Norwich unit, Shrapnel, are one of England’s finest thrash metal bands. Formed in 2009, they waited until they landed a deal with Candlelight Records before releasing their 2014 debut. Scream Blast Repeat praised their 2020 effort, Palace for the Insane, noting that ‘the thirteen cuts here could all be contenders for singles, not that any of them would enter the mainstream charts due to their utter savagery.’ Since then, they’ve entered a period of uncertainty. The bassist and vocalist for the last record, Aarran Tucker, left in 2022, and they now return with yet another frontman – this time, settling on Daniel Moran from Liverpool thrashers, Reaper. Indeed, the question now is whether we can still call them a thrash band?

The album’s title-track starts like a Hollywood blockbuster from 2006, when esoteric Middle Eastern harmonies were all the rage. Then it goes hard on the melodic rock phrasing like an easycore band, which might shock some of the old fanbase expecting a neck-snapping assault. Here, Moran sings like a heavy metal tenor from the 1980s with the flair and clarity of Ronnie James Dio. It takes time for the band to stamp a thrash metal identity on this song, but that’s because the chorus is so catchy and glorious in its delivery. Nathan Sadd and Chris Martin wait until 3:45 to swing their heads and crunch the strings on their guitars. The new vocal style is welcome after you’ve heard the chorus for a second time, but it’s a departure from the last record.

‘Amber Screams’ is a moodier and more menacing metal affair built around low-tuned guitar grooves that linger like misaligned shadows.
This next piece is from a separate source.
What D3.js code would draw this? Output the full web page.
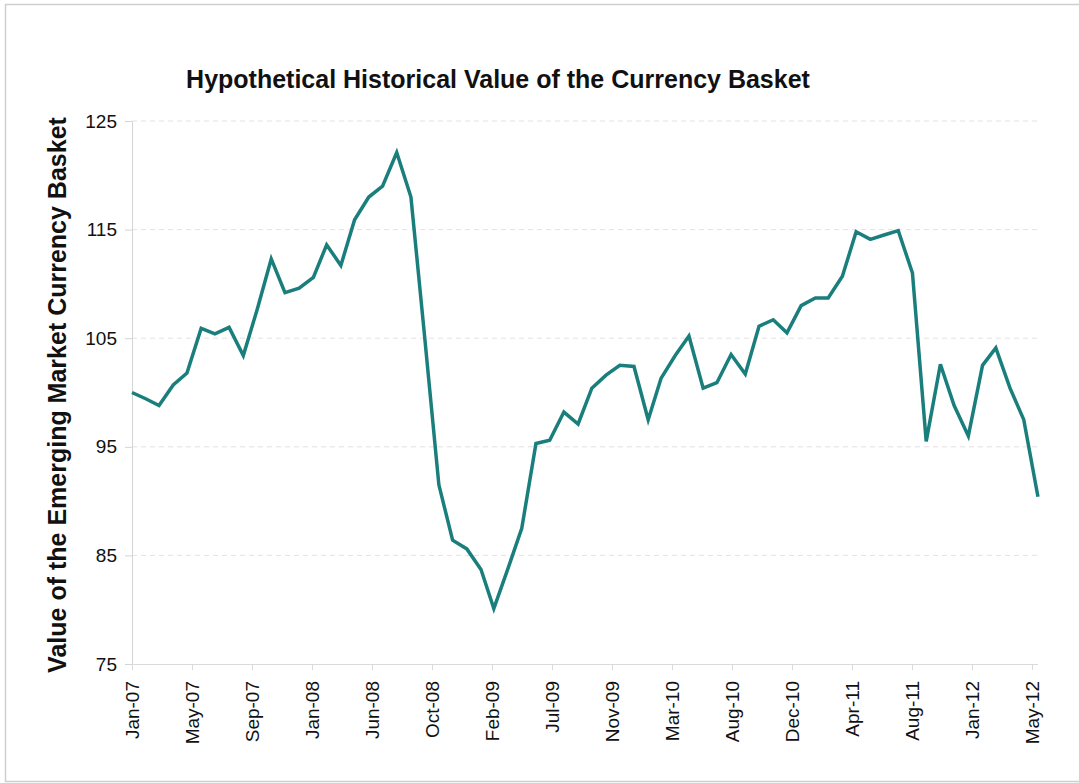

Ambitious dual harmony vocal arrangements in the first verse compete with mid-range riffing. This could be Tony Martin (ex-Black Sabbath) in the chorus, yet the main reference points are haunting and anchored in the 1990s. You wouldn’t label this thrash metal on the evidence of their first two cuts. Moran drags his voice through the parameters of a melody in the chorus, even flirting with the idea of sabotaging it. The main riff sails close to the King’s X groove in ‘What is This?’ from their legendary 1987 debut album.

It would be easy to write another thrash album to please the acolytes in battle jackets. Shrapnel deserve credit for stepping out of their comfort zone on In Gravity, although the results are sometimes confusing. ‘Guardian’ see them embrace death metal in their riffing with power metal vocals. For good or bad, Moran’s impressive vocal range gives them access to another dimension that eluded them in the past. This song is like Death in the hands of Iced Earth. By contrast, ‘Breaker’ and ‘Dark Age’ are quicker to leave their mark. Listen how the former combines Testament with a chorus befitting of Tesseract. You wouldn’t believe this is the same band that produced 2020’s Palace for the Insane on the latter, but the Gojira riff in the middle eight is most welcome. It can’t decide if it wants to be Annihilator or Fates Warning, yet that’s what makes it exciting.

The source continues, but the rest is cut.